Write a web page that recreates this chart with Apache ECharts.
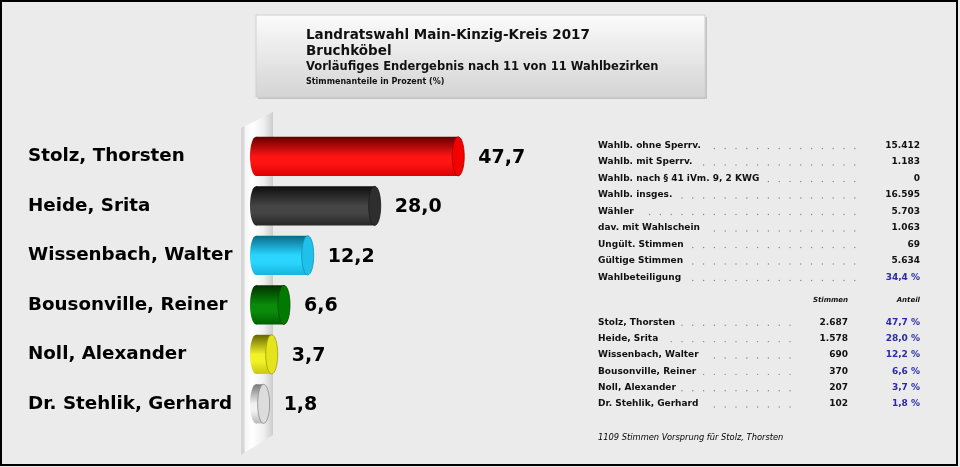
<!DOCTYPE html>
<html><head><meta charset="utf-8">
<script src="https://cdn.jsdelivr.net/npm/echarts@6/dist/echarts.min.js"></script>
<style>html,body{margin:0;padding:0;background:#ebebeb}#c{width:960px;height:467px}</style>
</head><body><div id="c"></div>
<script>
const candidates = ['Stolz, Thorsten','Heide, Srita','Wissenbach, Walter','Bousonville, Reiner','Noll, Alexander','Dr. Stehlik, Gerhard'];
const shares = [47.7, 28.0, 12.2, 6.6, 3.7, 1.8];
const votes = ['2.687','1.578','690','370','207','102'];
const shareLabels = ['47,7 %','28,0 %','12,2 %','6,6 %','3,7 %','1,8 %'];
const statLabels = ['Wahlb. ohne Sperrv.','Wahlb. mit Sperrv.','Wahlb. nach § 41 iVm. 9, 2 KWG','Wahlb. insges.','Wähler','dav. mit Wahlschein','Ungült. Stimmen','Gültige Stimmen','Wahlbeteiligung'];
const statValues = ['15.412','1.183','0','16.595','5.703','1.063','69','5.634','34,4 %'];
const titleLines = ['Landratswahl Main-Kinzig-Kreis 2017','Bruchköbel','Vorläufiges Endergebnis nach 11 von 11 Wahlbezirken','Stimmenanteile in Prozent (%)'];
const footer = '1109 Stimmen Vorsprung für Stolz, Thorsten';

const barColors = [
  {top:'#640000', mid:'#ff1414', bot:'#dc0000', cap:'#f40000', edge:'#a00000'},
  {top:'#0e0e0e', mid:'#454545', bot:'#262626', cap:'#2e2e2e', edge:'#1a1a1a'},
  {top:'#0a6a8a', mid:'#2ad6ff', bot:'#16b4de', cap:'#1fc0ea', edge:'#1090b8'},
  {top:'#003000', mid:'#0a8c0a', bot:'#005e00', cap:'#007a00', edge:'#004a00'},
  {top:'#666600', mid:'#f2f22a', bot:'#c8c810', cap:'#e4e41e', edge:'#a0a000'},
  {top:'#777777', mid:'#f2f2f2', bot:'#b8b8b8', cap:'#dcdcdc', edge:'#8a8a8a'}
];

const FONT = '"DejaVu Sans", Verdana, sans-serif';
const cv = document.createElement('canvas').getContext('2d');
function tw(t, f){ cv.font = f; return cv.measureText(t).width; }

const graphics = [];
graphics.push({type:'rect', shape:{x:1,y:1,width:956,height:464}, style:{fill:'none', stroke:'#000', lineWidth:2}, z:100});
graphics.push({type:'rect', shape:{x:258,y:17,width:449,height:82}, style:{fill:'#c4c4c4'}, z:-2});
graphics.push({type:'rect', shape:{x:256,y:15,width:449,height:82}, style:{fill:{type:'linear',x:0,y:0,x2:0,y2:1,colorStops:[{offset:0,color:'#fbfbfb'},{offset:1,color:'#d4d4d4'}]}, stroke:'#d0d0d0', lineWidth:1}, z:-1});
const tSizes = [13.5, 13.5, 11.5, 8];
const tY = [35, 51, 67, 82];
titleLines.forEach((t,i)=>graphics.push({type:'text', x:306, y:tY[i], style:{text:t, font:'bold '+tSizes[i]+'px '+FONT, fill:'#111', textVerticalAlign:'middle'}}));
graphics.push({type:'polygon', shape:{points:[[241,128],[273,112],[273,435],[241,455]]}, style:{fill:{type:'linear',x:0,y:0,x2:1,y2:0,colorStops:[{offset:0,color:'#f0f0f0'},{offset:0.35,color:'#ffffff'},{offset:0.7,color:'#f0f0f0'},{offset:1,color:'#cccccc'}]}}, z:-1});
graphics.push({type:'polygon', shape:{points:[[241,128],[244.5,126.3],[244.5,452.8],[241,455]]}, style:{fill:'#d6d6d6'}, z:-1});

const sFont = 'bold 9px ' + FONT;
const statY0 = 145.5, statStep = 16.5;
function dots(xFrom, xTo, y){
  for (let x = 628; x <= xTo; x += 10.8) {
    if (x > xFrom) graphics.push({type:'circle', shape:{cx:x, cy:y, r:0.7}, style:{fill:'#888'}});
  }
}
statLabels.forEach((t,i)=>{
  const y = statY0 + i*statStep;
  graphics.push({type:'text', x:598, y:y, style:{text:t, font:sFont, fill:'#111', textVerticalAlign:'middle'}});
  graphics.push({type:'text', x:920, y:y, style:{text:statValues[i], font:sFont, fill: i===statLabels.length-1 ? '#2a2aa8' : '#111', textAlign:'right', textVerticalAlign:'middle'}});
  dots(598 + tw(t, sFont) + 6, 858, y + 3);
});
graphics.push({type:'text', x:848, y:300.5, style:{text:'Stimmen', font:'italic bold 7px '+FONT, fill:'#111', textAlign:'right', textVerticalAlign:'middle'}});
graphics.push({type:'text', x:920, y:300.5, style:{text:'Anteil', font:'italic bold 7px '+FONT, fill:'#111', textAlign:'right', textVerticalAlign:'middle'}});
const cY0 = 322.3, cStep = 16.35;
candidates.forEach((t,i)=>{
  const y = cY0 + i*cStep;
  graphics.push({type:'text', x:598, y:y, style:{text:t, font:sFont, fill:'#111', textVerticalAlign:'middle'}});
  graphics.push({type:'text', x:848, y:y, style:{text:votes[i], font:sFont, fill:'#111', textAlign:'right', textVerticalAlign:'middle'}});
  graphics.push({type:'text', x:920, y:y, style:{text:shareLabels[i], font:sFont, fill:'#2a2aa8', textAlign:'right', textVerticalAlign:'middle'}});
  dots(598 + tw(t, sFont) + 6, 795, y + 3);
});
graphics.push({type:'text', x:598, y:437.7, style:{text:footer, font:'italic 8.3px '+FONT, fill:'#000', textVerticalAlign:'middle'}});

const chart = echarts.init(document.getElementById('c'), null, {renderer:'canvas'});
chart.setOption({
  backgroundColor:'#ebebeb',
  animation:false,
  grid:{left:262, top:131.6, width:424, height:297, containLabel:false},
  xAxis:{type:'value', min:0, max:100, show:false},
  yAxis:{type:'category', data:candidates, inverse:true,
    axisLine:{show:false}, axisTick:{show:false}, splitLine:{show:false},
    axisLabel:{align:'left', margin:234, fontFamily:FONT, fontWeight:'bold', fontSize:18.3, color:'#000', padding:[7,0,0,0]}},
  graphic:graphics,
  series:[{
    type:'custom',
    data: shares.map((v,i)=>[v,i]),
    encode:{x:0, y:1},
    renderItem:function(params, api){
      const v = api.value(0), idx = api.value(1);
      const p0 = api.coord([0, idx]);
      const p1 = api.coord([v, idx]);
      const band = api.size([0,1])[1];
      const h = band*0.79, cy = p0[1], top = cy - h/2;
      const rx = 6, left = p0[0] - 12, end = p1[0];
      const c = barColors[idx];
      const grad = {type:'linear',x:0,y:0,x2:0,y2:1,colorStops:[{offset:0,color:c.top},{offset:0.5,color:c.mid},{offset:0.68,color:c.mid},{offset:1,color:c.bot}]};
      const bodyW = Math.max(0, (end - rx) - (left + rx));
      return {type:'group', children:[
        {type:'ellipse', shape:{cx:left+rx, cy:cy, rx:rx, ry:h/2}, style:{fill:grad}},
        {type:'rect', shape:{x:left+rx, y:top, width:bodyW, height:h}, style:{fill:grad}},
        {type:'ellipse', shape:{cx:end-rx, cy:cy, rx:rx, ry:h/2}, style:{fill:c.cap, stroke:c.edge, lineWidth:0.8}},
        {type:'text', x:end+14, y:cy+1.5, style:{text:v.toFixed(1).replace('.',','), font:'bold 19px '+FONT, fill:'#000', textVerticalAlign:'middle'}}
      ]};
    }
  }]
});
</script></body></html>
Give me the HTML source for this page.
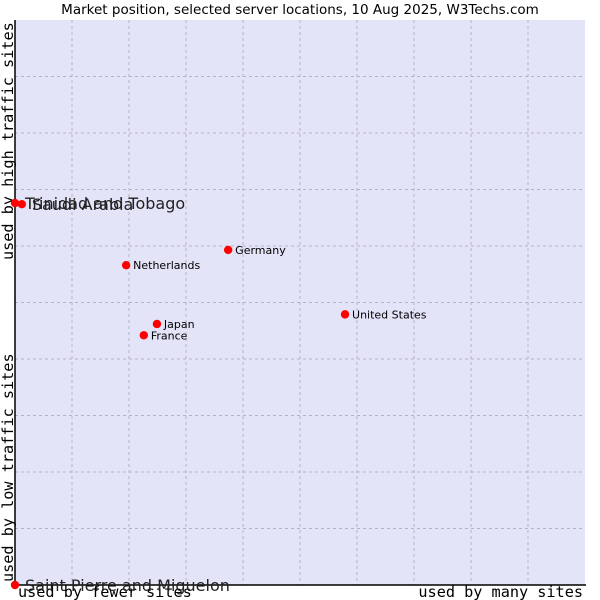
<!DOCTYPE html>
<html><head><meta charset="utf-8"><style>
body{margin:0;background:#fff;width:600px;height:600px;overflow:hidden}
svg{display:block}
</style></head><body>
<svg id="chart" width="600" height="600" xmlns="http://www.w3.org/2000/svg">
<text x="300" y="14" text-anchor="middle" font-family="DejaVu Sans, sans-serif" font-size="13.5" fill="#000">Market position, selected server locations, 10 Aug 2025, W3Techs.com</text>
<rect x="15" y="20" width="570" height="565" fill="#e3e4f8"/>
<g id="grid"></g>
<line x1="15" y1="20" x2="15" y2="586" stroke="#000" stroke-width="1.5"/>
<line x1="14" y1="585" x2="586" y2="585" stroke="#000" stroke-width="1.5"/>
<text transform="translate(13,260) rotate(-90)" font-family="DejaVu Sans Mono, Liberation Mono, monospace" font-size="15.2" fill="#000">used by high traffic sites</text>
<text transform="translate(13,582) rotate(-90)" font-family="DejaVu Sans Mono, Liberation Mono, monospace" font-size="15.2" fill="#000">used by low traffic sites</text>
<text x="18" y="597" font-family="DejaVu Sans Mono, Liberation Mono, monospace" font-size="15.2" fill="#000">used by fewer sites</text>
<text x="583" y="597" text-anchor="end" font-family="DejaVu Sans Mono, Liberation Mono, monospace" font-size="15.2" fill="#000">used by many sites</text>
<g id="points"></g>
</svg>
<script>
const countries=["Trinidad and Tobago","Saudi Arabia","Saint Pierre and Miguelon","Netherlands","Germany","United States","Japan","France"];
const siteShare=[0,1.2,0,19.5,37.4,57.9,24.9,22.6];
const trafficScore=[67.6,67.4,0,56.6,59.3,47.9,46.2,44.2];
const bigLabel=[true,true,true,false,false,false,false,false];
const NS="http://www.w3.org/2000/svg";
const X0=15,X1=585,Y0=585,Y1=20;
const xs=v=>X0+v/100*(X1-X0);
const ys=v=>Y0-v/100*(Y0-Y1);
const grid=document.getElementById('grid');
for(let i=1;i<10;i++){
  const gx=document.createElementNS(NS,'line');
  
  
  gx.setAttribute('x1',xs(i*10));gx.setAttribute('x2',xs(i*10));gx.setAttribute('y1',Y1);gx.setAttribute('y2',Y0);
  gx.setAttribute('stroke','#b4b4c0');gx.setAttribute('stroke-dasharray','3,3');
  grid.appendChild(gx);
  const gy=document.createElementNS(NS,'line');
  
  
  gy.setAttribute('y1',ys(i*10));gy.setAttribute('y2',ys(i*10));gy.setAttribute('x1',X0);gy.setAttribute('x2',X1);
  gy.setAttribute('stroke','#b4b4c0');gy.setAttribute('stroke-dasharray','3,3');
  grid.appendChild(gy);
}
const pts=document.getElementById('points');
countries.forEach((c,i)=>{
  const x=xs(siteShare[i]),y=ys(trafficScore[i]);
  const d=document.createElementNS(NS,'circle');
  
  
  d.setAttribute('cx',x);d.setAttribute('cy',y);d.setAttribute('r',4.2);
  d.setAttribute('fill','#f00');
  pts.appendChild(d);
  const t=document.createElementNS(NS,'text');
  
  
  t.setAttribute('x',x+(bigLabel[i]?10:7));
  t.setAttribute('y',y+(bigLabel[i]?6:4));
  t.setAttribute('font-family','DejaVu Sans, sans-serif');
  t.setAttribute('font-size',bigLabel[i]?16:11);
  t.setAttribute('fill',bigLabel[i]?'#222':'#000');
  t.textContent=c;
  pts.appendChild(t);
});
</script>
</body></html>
☆ ☆ ☆ ☆ ☆
To do
In the records above, find the line containing "cv.font = f;" and output every line from the first through that one, exactly, omitting pictures.

Output for this exercise
Write a web page that recreates this chart with Apache ECharts.
<!DOCTYPE html>
<html><head><meta charset="utf-8">
<script src="https://cdn.jsdelivr.net/npm/echarts@6/dist/echarts.min.js"></script>
<style>html,body{margin:0;padding:0;background:#ebebeb}#c{width:960px;height:467px}</style>
</head><body><div id="c"></div>
<script>
const candidates = ['Stolz, Thorsten','Heide, Srita','Wissenbach, Walter','Bousonville, Reiner','Noll, Alexander','Dr. Stehlik, Gerhard'];
const shares = [47.7, 28.0, 12.2, 6.6, 3.7, 1.8];
const votes = ['2.687','1.578','690','370','207','102'];
const shareLabels = ['47,7 %','28,0 %','12,2 %','6,6 %','3,7 %','1,8 %'];
const statLabels = ['Wahlb. ohne Sperrv.','Wahlb. mit Sperrv.','Wahlb. nach § 41 iVm. 9, 2 KWG','Wahlb. insges.','Wähler','dav. mit Wahlschein','Ungült. Stimmen','Gültige Stimmen','Wahlbeteiligung'];
const statValues = ['15.412','1.183','0','16.595','5.703','1.063','69','5.634','34,4 %'];
const titleLines = ['Landratswahl Main-Kinzig-Kreis 2017','Bruchköbel','Vorläufiges Endergebnis nach 11 von 11 Wahlbezirken','Stimmenanteile in Prozent (%)'];
const footer = '1109 Stimmen Vorsprung für Stolz, Thorsten';

const barColors = [
  {top:'#640000', mid:'#ff1414', bot:'#dc0000', cap:'#f40000', edge:'#a00000'},
  {top:'#0e0e0e', mid:'#454545', bot:'#262626', cap:'#2e2e2e', edge:'#1a1a1a'},
  {top:'#0a6a8a', mid:'#2ad6ff', bot:'#16b4de', cap:'#1fc0ea', edge:'#1090b8'},
  {top:'#003000', mid:'#0a8c0a', bot:'#005e00', cap:'#007a00', edge:'#004a00'},
  {top:'#666600', mid:'#f2f22a', bot:'#c8c810', cap:'#e4e41e', edge:'#a0a000'},
  {top:'#777777', mid:'#f2f2f2', bot:'#b8b8b8', cap:'#dcdcdc', edge:'#8a8a8a'}
];

const FONT = '"DejaVu Sans", Verdana, sans-serif';
const cv = document.createElement('canvas').getContext('2d');
function tw(t, f){ cv.font = f; return cv.measureText(t).width; }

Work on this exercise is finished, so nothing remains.